Task description:
Extract the whole listing as it stands. Do not include the pictures.

================

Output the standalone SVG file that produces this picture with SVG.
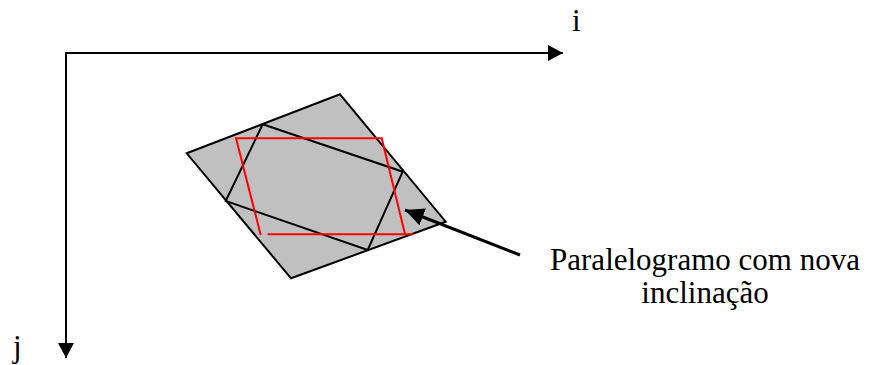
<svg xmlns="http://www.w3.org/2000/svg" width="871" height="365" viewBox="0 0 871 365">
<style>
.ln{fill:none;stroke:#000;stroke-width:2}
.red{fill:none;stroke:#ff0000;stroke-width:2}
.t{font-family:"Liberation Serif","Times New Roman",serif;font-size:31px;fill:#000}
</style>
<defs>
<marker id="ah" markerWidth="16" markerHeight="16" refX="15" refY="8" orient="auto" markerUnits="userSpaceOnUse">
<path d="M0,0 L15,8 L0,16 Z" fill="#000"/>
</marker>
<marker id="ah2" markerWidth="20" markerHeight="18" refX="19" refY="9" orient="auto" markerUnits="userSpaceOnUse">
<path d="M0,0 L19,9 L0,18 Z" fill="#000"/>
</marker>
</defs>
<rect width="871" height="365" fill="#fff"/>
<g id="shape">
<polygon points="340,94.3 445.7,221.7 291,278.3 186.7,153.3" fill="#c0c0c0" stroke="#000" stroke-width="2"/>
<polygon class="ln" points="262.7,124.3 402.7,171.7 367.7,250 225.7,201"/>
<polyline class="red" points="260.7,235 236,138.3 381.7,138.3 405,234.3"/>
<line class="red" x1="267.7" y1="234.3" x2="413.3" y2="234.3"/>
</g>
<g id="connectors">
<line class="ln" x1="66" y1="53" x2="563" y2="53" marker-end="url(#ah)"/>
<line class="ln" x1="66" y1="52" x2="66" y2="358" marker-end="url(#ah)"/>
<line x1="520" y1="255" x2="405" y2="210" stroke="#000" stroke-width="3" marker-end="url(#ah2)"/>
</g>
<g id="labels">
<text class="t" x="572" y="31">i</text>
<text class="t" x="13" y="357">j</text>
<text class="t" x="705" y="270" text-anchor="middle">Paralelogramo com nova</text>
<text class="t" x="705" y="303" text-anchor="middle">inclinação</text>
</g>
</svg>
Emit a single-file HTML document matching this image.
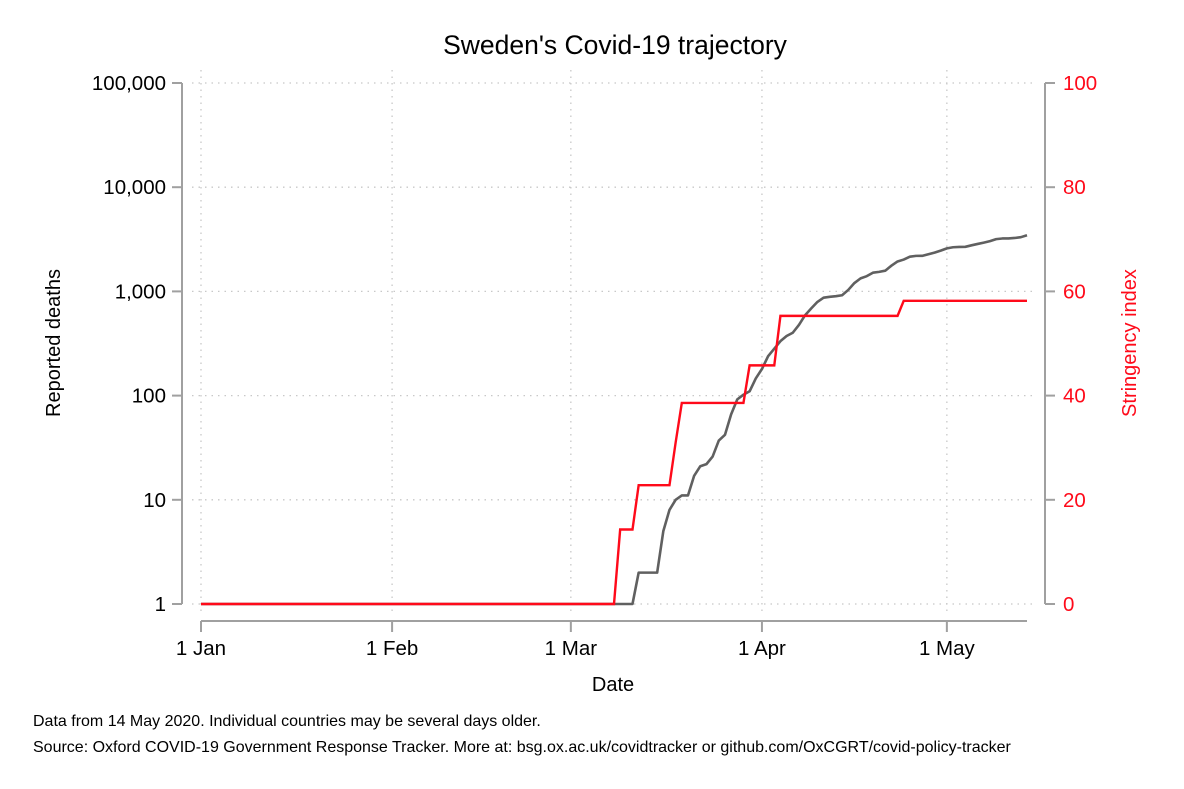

================

Solution to the exercise:
Output the standalone SVG file that produces this picture with SVG.
<svg xmlns="http://www.w3.org/2000/svg" width="871" height="365" viewBox="0 0 871 365">
<style>
.ln{fill:none;stroke:#000;stroke-width:2}
.red{fill:none;stroke:#ff0000;stroke-width:2}
.t{font-family:"Liberation Serif","Times New Roman",serif;font-size:31px;fill:#000}
</style>
<defs>
<marker id="ah" markerWidth="16" markerHeight="16" refX="15" refY="8" orient="auto" markerUnits="userSpaceOnUse">
<path d="M0,0 L15,8 L0,16 Z" fill="#000"/>
</marker>
<marker id="ah2" markerWidth="20" markerHeight="18" refX="19" refY="9" orient="auto" markerUnits="userSpaceOnUse">
<path d="M0,0 L19,9 L0,18 Z" fill="#000"/>
</marker>
</defs>
<rect width="871" height="365" fill="#fff"/>
<g id="shape">
<polygon points="340,94.3 445.7,221.7 291,278.3 186.7,153.3" fill="#c0c0c0" stroke="#000" stroke-width="2"/>
<polygon class="ln" points="262.7,124.3 402.7,171.7 367.7,250 225.7,201"/>
<polyline class="red" points="260.7,235 236,138.3 381.7,138.3 405,234.3"/>
<line class="red" x1="267.7" y1="234.3" x2="413.3" y2="234.3"/>
</g>
<g id="connectors">
<line class="ln" x1="66" y1="53" x2="563" y2="53" marker-end="url(#ah)"/>
<line class="ln" x1="66" y1="52" x2="66" y2="358" marker-end="url(#ah)"/>
<line x1="520" y1="255" x2="405" y2="210" stroke="#000" stroke-width="3" marker-end="url(#ah2)"/>
</g>
<g id="labels">
<text class="t" x="572" y="31">i</text>
<text class="t" x="13" y="357">j</text>
<text class="t" x="705" y="270" text-anchor="middle">Paralelogramo com nova</text>
<text class="t" x="705" y="303" text-anchor="middle">inclinação</text>
</g>
</svg>
Emit a single-file HTML document matching this image.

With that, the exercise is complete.